All the parent glass compositions investigated show a surface crystallization mechanism, starting from oriented nucleation [22] and leading to a crystallization front propagating in depth over time. No volume crystallization is observed. By comparison to the work of Wisniewski et al. [25] on ST0.75S parent glasses crystallized at 970 °C (Tg + 210 °C), the velocity of the crystallization front is of the same order (around 0.5 µm/h) when crystallization is performed at 950 °C (Tg + 240 °C), but significantly slower for lower temperatures.

Wisniewski showed that the degree of crystallization of the microstructure evolves over time so that zones first crystallize near the surface appear opaque (longer crystallization time) and zones later crystallized are translucent. In the present work also, the images taken with an optical microscope on ST1.3S + 0.2K₂O + 0.1Al₂O₃ samples crystallized for 2h, 4h and 6h hours at 900 °C show a more translucent zone roughly corresponding to the last 400 µm crystallized (Figure 13). Considering that for ST1.3S + 0.2K₂O + 0.1Al₂O₃ composition crystallized at a temperature of 900 °C, the velocity of the crystallization front is 0.23 mm/h (Table 3), it can then be concluded that the stability of the crystallization is achieved after around 1.7 hours. Consequently, when applying a long crystallization time (e.g. 15h at 900 °C), the glass-ceramic is homogeneously crystallized from the surface to the center (Figure 14).

The microstructures obtained are quite different to those in the work of Wisniewski. SEM pictures of Figure 6 show that the residual glass is fully interconnected with itself in the three directions of space and embedded within the fresnoite crystals. This difference is probably due to the volume fraction of glass that is around 30 vol% in our case and only 6.8 vol% in the work of Wisniewski.

SEM-EDX analysis of Sr and Si through the crystallization front highlights a transition layer of residual glass between the crystals and the parent glass (Figure 15). Propagation of the crystallization front in depth requires diffusion of Sr and Ti atoms through the residual glass layer which acts as a barrier.

We have seen that for a given composition, a rise in temperature increases the speed of the crystallization front (Table 2). This can be explained by the more rapid diffusion of the elements through the residual glass. In the same way, alumina acts as a glass former in the residual glass by increasing its glass transition temperature (Table 1), and thus, its viscosity at a given temperature. Consequently, the crystallization front slows down as the alumina content increases (Table 2). Crystallization temperature also influences the microstructure. This can be discussed with respect to the difference ΔT between the crystallization temperature T_c and the glass transition temperature T_g. Nucleation is promoted at a lower ΔT: This increases the density of nucleation spots at the surface and limits the crystal growth.
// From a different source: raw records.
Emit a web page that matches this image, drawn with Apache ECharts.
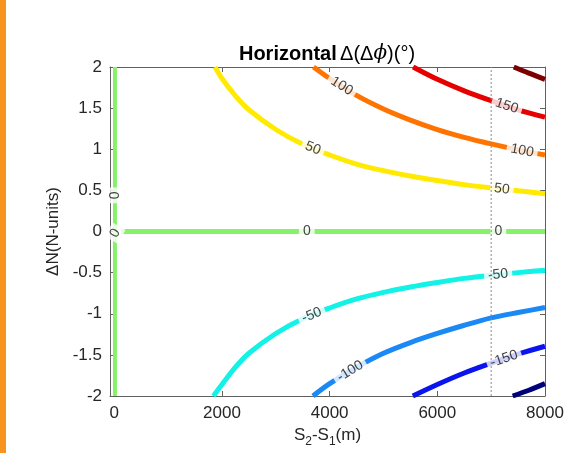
<!DOCTYPE html>
<html>
<head>
<meta charset="utf-8">
<script src="https://cdn.jsdelivr.net/npm/echarts@6/dist/echarts.min.js"></script>
<style>
html,body{margin:0;padding:0;background:#fff;}
#chart{width:568px;height:453px;}
</style>
</head>
<body>
<div id="chart"></div>
<script>
// ---- data ----
const xTicks = [0, 2000, 4000, 6000, 8000];
const yTicks = [-2, -1.5, -1, -0.5, 0, 0.5, 1, 1.5, 2];

const levelNames = ['200', '150', '100', '50', '0', '0', '-50', '-100', '-150', '-200'];
const c200  = [[7420, 2.0], [7700, 1.925], [8000, 1.85]];
const c150  = [[5550, 2.0], [6000, 1.85], [6500, 1.71], [7000, 1.59], [7500, 1.48], [8000, 1.39]];
const c100  = [[3700, 2.0], [4000, 1.86], [4500, 1.655], [5000, 1.49], [5500, 1.355], [6000, 1.24], [6500, 1.145], [7000, 1.065], [7500, 0.993], [8000, 0.93]];
const c50   = [[1870, 2.0], [2000, 1.86], [2250, 1.65], [2500, 1.48], [3000, 1.24], [3500, 1.06], [4000, 0.93], [4500, 0.82], [5000, 0.74], [5500, 0.675], [6000, 0.62], [6500, 0.57], [7000, 0.53], [7500, 0.495], [8000, 0.46]];
const c0h   = [[125, 0], [8000, 0]];
const c0v   = [[12, -2], [12, 2]];
const cm50  = [[1840, -2.0], [2000, -1.86], [2250, -1.65], [2500, -1.48], [3000, -1.24], [3500, -1.06], [4000, -0.93], [4500, -0.82], [5000, -0.74], [5500, -0.675], [6000, -0.62], [6500, -0.57], [7000, -0.533], [7500, -0.5], [8000, -0.47]];
const cm100 = [[3690, -2.0], [4000, -1.85], [4500, -1.65], [5000, -1.48], [5500, -1.35], [6000, -1.24], [6500, -1.14], [7000, -1.05], [7500, -0.985], [8000, -0.925]];
const cm150 = [[5545, -2.0], [6000, -1.86], [6500, -1.72], [7000, -1.6], [7500, -1.49], [8000, -1.395]];
const cm200 = [[7400, -2.0], [7700, -1.93], [8000, -1.85]];
const refLineX = 7000;

// contour label placements: [contour index, x position, text]
const contourLabels = [
  [2, 4225, '100'], [3, 3690, '50'], [1, 7290, '150'], [2, 7575, '100'], [3, 7200, '50'],
  [4, 3575, '0'], [4, 7133, '0'],
  [6, 7130, '-50'], [6, 3668, '-50'], [7, 4380, '-100'], [8, 7240, '-150']
];
const verticalZeroLabels = [[12, 0.44, '0', 90], [14, -0.02, '0', 60]];

// ---- styling ----
const contours = [c200, c150, c100, c50, c0h, c0v, cm50, cm100, cm150, cm200];
const colors = ['#7d0000', '#e60000', '#ff7400', '#ffea00', '#86f26a', '#86f26a', '#12f2e6', '#1a88f5', '#0a14ec', '#00007a'];
const axisColor = '#606060';
const textColor = '#262626';
const font = 'Liberation Sans, Arial, Helvetica, sans-serif';

const chart = echarts.init(document.getElementById('chart'), null, {renderer: 'canvas'});

function interpY(pts, x) {
  for (let i = 0; i < pts.length - 1; i++) {
    const a = pts[i], b = pts[i + 1];
    if (x >= a[0] && x <= b[0]) {
      const t = (x - a[0]) / (b[0] - a[0]);
      return {y: a[1] + t * (b[1] - a[1]), a: a, b: b};
    }
  }
  return {y: pts[pts.length - 1][1], a: pts[pts.length - 2], b: pts[pts.length - 1]};
}

function labelData(withAngles) {
  const out = [];
  contourLabels.forEach(function (l) {
    const r = interpY(contours[l[0]], l[1]);
    let rot = 0;
    if (withAngles) {
      const pa = chart.convertToPixel({gridIndex: 0}, r.a);
      const pb = chart.convertToPixel({gridIndex: 0}, r.b);
      rot = -Math.atan2(pb[1] - pa[1], pb[0] - pa[0]) * 180 / Math.PI;
    }
    out.push({value: [l[1], r.y], name: l[2], label: {rotate: rot}});
  });
  verticalZeroLabels.forEach(function (l) {
    out.push({value: [l[0], l[1]], name: l[2], label: {rotate: l[3]}});
  });
  return out;
}

const series = contours.map(function (pts, i) {
  return {
    type: 'line', data: pts, xAxisIndex: 0, yAxisIndex: 0,
    symbol: 'none', smooth: 0.3,
    lineStyle: {color: colors[i], width: (i === 5 ? 4 : 5), cap: 'butt'},
    silent: true, z: 2, animation: false
  };
});

series.push({
  type: 'scatter', xAxisIndex: 0, yAxisIndex: 0, symbolSize: 0, z: 3, animation: false, silent: true,
  data: labelData(false),
  label: {
    show: true, position: 'inside', formatter: '{b}', color: '#111', fontSize: 14, fontFamily: font,
    backgroundColor: '#fff', padding: [1, 4, 0, 4]
  }
});

series.push({
  type: 'line', xAxisIndex: 0, yAxisIndex: 0, symbol: 'none', z: 4, animation: false, silent: true,
  data: [[refLineX, -2], [refLineX, 2]],
  lineStyle: {color: '#8a8a8a', width: 1, type: [2, 2]}
});

const option = {
  animation: false,
  backgroundColor: '#fff',
  grid: {left: 110, right: 23, top: 67, bottom: 57, containLabel: false},
  graphic: [
    {type: 'rect', shape: {x: 0, y: 0, width: 6, height: 453}, style: {fill: '#f7941d'}},
    {type: 'text', x: 327, y: 54, style: {
      text: '{b|Horizontal} {n|Δ(Δ}{i|ϕ}{n|)(°)}', align: 'center', verticalAlign: 'middle',
      rich: {
        b: {fontWeight: 'bold', fontSize: 20, fontFamily: font, fill: '#000', color: '#000'},
        n: {fontSize: 20, fontFamily: font, fill: '#000', color: '#000'},
        i: {fontSize: 20, fontStyle: 'italic', fontFamily: 'DejaVu Serif, serif', fill: '#000', color: '#000'}
      }
    }}
  ],
  xAxis: [{
    type: 'value', min: -80, max: 8000, position: 'bottom',
    axisLine: {show: true, onZero: false, lineStyle: {color: axisColor, width: 1}},
    axisTick: {show: true, inside: true, length: 5, customValues: xTicks, lineStyle: {color: axisColor}},
    axisLabel: {show: true, customValues: xTicks, color: textColor, fontSize: 17, fontFamily: font, margin: 9,
      formatter: function (v) { return String(v); }},
    splitLine: {show: false},
    name: '{m|S}{s|2}{m|-S}{s|1}{m|(m)}', nameLocation: 'middle', nameGap: 25,
    nameTextStyle: {
      rich: {
        m: {fontSize: 17, fontFamily: font, color: textColor, lineHeight: 24},
        s: {fontSize: 12, fontFamily: font, color: textColor, lineHeight: 10, verticalAlign: 'bottom'}
      }
    }
  }, {
    type: 'value', min: -80, max: 8000, position: 'top',
    axisLine: {show: true, onZero: false, lineStyle: {color: axisColor, width: 1}},
    axisTick: {show: true, inside: true, length: 5, customValues: xTicks, lineStyle: {color: axisColor}},
    axisLabel: {show: false}, splitLine: {show: false}
  }],
  yAxis: [{
    type: 'value', min: -2, max: 2, interval: 0.5, position: 'left',
    axisLine: {show: true, onZero: false, lineStyle: {color: axisColor, width: 1}},
    axisTick: {show: true, inside: true, length: 5, lineStyle: {color: axisColor}},
    axisLabel: {show: true, color: textColor, fontSize: 17, fontFamily: font, margin: 8},
    splitLine: {show: false},
    name: 'ΔN(N-units)', nameLocation: 'middle', nameGap: 46,
    nameTextStyle: {fontSize: 17, fontFamily: font, color: textColor}
  }, {
    type: 'value', min: -2, max: 2, interval: 0.5, position: 'right',
    axisLine: {show: true, onZero: false, lineStyle: {color: axisColor, width: 1}},
    axisTick: {show: true, inside: true, length: 5, lineStyle: {color: axisColor}},
    axisLabel: {show: false}, splitLine: {show: false}
  }],
  series: series
};

chart.setOption(option);
chart.setOption({series: [{}, {}, {}, {}, {}, {}, {}, {}, {}, {}, {data: labelData(true)}]});
</script>
</body>
</html>
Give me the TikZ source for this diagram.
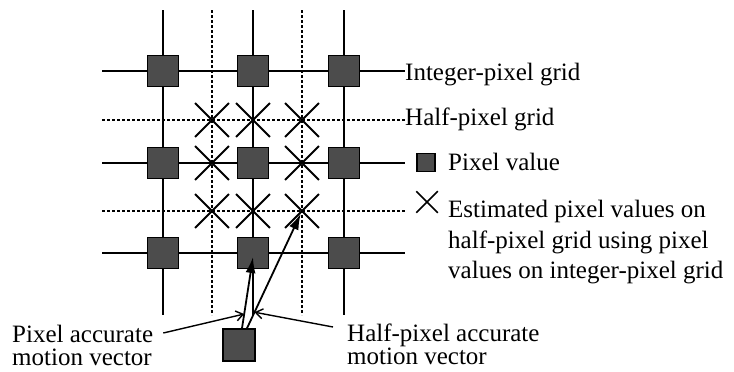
\documentclass[tikz,border=0pt]{standalone}
\usepackage{fontspec}
\setmainfont{Liberation Serif}
\usetikzlibrary{shapes.misc,arrows.meta,calc}
\begin{document}
\begin{tikzpicture}[x=1pt,y=-1pt,
  intline/.style={line width=1.8pt},
  halfline/.style={line width=1.4pt, dash pattern=on 3pt off 2pt},
  pix/.style={draw=black, line width=1.5pt, fill=black!70, minimum size=31pt, inner sep=0pt},
  est/.style={draw=black, cross out, line width=1.8pt, minimum size=32pt, inner sep=0pt},
  vec/.style={line width=1.8pt, -{Latex[length=16pt,width=10pt]}},
  ptr/.style={line width=1.4pt, -{Straight Barb[length=7pt,width=10pt]}},
  lbl/.style={font=\fontsize{25}{30}\selectfont, inner sep=0pt},
]
\useasboundingbox (0,0) rectangle (734,372);

% integer-pixel grid (solid) and half-pixel grid (dashed)
\foreach \x in {163,253,344} \draw[intline] (\x,10) -- (\x,315);
\foreach \x in {212,302} \draw[halfline] (\x,10) -- (\x,315);
\foreach \y in {71,163,253} \draw[intline] (102,\y) -- (405,\y);
\foreach \y in {120,211} \draw[halfline] (102,\y) -- (405,\y);

% pixel values on the integer grid
\foreach \x/\i in {163/1,253/2,344/3}
  \foreach \y/\j in {71/1,163/2,253/3}
    \node[pix] (p-\i-\j) at (\x,\y) {};

% estimated values on the half-pixel grid
\foreach \x/\y/\n in {212/120/1-1,253/120/2-1,302/120/3-1,
                      212/163/1-2,302/163/3-2,
                      212/211/1-3,253/211/2-3,302/211/3-3}
  \node[est] (e-\n) at (\x,\y) {};

% current block
\node[pix, minimum size=32pt] (m) at (239,345) {};

% motion vectors
\coordinate (v1s) at ([xshift=3pt]m.north);
\coordinate (v1e) at ([yshift=-4pt]p-2-3.center);
\coordinate (v2s) at ([xshift=8pt]m.north);
\coordinate (v2e) at ($(e-3-3)!3pt!(v2s)$);
\draw[vec] (v1s) -- (v1e);
\draw[vec] (v2s) -- (v2e);

% legend
\node[lbl, anchor=base west] (tInt) at (405,80) {Integer-pixel grid};
\node[lbl, anchor=base west] (tHalf) at (405,125) {Half-pixel grid};
\node[pix, minimum size=18pt, line width=1.2pt] (kPix) at (426,162.5) {};
\node[lbl, anchor=base west] (tPix) at (448,170) {Pixel value};
\node[est, minimum size=20pt, line width=1.5pt] (kEst) at (427,202) {};
\node[lbl, anchor=north west, align=left, font=\fontsize{25}{30.5}\selectfont] (tEst) at (448,200)
  {Estimated pixel values on\\half-pixel grid using pixel\\values on integer-pixel grid};

% vector labels
\node[lbl, anchor=north west, align=left, font=\fontsize{25}{23}\selectfont] (lblL) at (12,325)
  {Pixel accurate\\motion vector};
\node[lbl, anchor=north west, align=left, font=\fontsize{25}{23}\selectfont] (lblR) at (347,324)
  {Half-pixel accurate\\motion vector};

\coordinate (pa) at ($(v1s)!0.2!(v1e)$);
\coordinate (ha) at ($(v2s)!0.14!(v2e)$);
\draw[ptr] ($(lblL.north east)+(10,8)$) -- (pa);
\draw[ptr] ($(lblR.north west)+(-14,3)$) -- (ha);
\end{tikzpicture}
\end{document}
Numerous literature papers show that fresnoite-based glass-ceramics exhibit (002) planes preferential orientation at the surface and a systematic tilt to (201) planes in the bulk [23,25]. This is often explained by a natural selection due to the faster growing speed of (201) planes compared to (002) planes. Our experimental results show that (002) planes can remain preferentially oriented in the bulk of 6-mm-thick samples although tests of reproducibility have shown that preferential orientation may change for identical conditions. However, polarization direction resulting in (002) or (201) orientation is perpendicular to the specimen’s surface (Figure 16) and the charge coefficient d₃₃ does not seem to be significantly influenced by the orientation. This result is opposed to the theoretical d₃₃ values as a function of the tilt angle calculated by Davis et al. [26].

Finally, high temperature XRD analyses and mechanical characterization suggest that the piezoelectric glass-ceramic might remain functional up to 600–800 °C. The drastic fall of the mechanical properties above 800 °C may impair its use as a piezoelectric material. Future work will attempt to verify this through high-temperature measurements of piezoelectric performances.